When our husbands went to the Nevada side of the lake one day for guy activities, we wives shopped for food and other supplies. Mrs. C found some blue champagne glasses at a thrift store, from which we drank wine the next evening out in the back yard. I sat in a comfy camp chair that laid my head back such that this was my view, of a pine-rimmed sky.




The mini-vacation was soon at an end, and Mr. Glad and I had to say good-bye to our friends and drive back down to the flatlands. But not so fast -- we stopped to take another short hike to a place where we might get a good view of Horsetail Falls off Highway 50.

Picture of pussypaws (and lupine) by Pippin, I think
There hadn't been wildflowers on our walk to Eagle Lake, so I didn't feel so bad that day about not bringing my camera along. This day I left it in the car again ! and here, where we lost the trail that wandered over vast granite slabs, blooming pussypaws and purplish succulents were growing out of crevices, and red-orange pillows of moss made a splash in the shade of a downed tree. This picture is from another place and time, but I didn't want to leave anyone wondering what the flower looks like.

We did get a good view of the falls, but my favorite part of this walk was the fields of rock, which I had missed since last summer. It was a satisfying finish to a springtime getaway.

web photo




Sunday, May 13, 2012

Flowers and Love for This Mother

My Favorite Rockrose
I have loving gifts and greetings from my dear children all around me today, though I didn't have any of them present in the flesh. My husband's taking me out to dinner soon to celebrate -- and this morning it was wonderful to be in church, and hear a homily about the Samaritan woman, whose heart was open to Christ and who became a missionary of the gospel.

Cerinthe grows like a weed.
After the Agape Meal that we always have after the service, we heard a guest speaker, a priest who helped translate a recent book about Elder Paisios of Mt. Athos, who reposed in the Lord in the 1990's.

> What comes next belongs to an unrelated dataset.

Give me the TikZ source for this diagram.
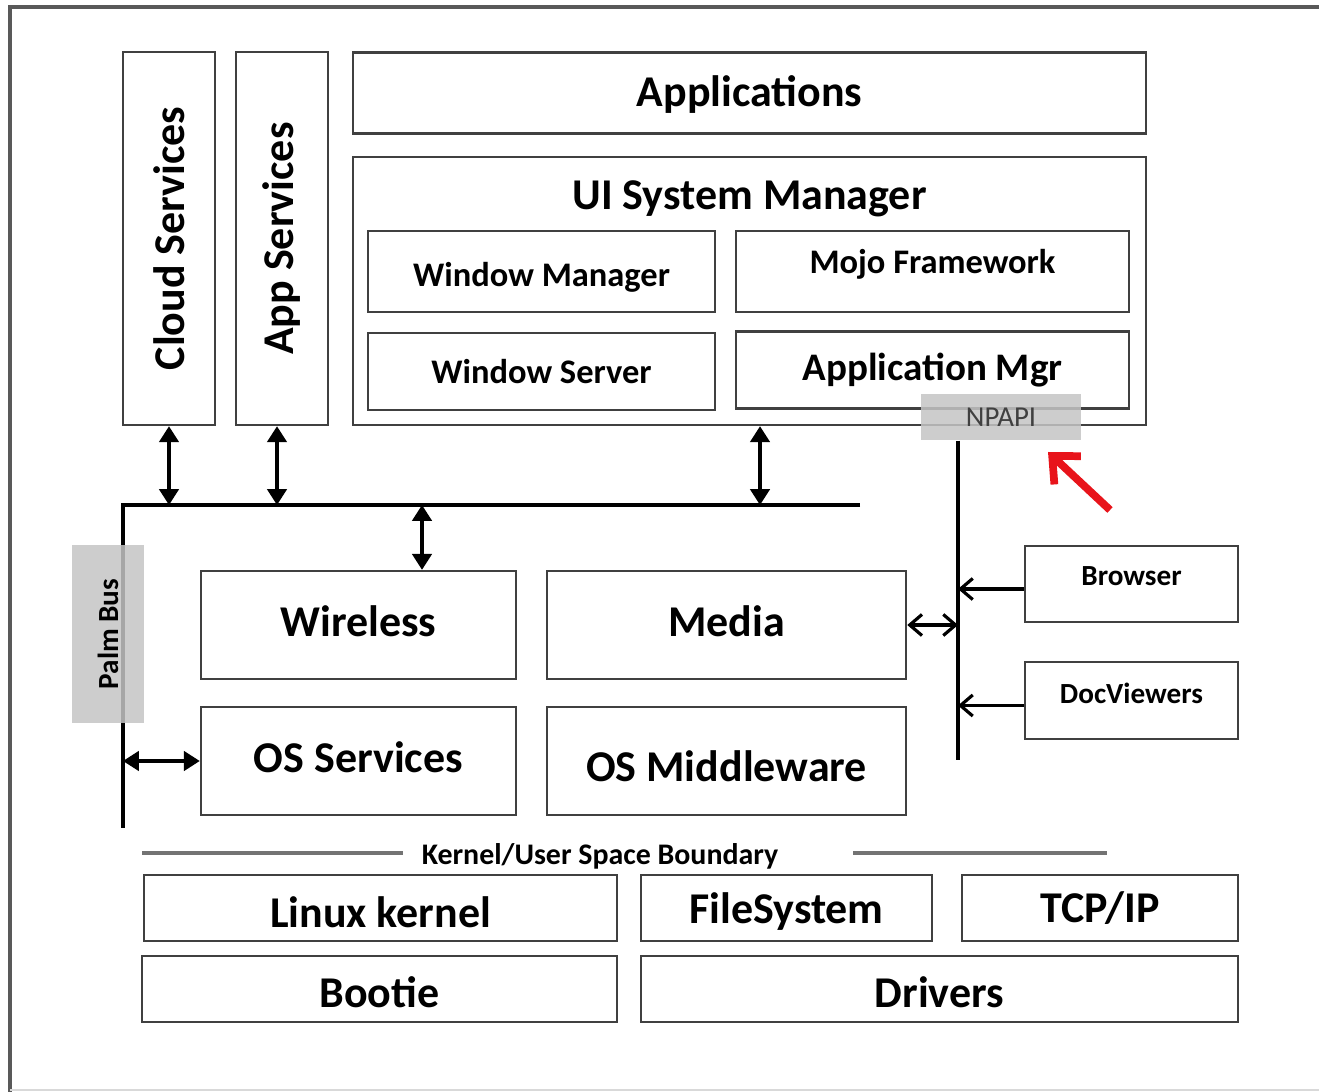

One thing Father Peter said that impressed me was about the different perspective that an Orthodox ethos gives a person. He said that in Greece, for example, where people are raised with this background, even if they are not currently living out a Christian faith, they may unselfconsciously have Christian ideas about some things.

Bearded Iris
Modesty, for example. Here in the United States, the concept of modesty carries for many people connotations of old-fashioned or conservative, but when someone raised in a culture infused by the church thinks of modesty, he thinks immediately of Christ's mother, the Theotokos -- a person, and not a concept. What a blessing God gave me in this word on Mother's Day!

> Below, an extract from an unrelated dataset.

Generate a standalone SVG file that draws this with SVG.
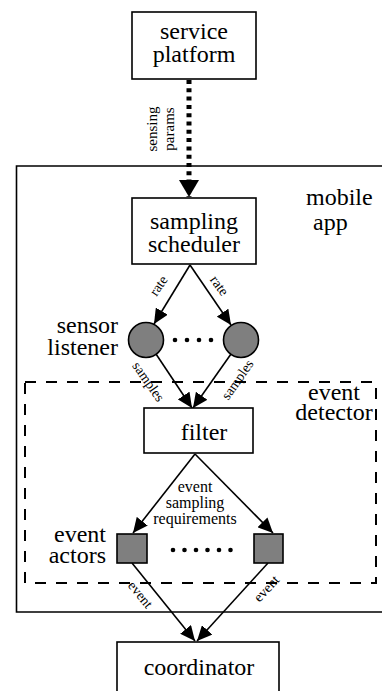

Before church, and afterward, I couldn't help but stop to take pictures of the flowers that I no longer have the job of caring for. Pearl sent me a vase of flowers for Mother's Day, which I have on the table nearby, and God gave me these as well, just a few examples for today of the beautiful gifts he has given me my whole life through, including that of the experience of motherhood, the gifts of five children, and soon-to-be eleven grandchildren. What can I say about this except that it is astounding?

A (probably belated) blessed Mother's Day to all of you!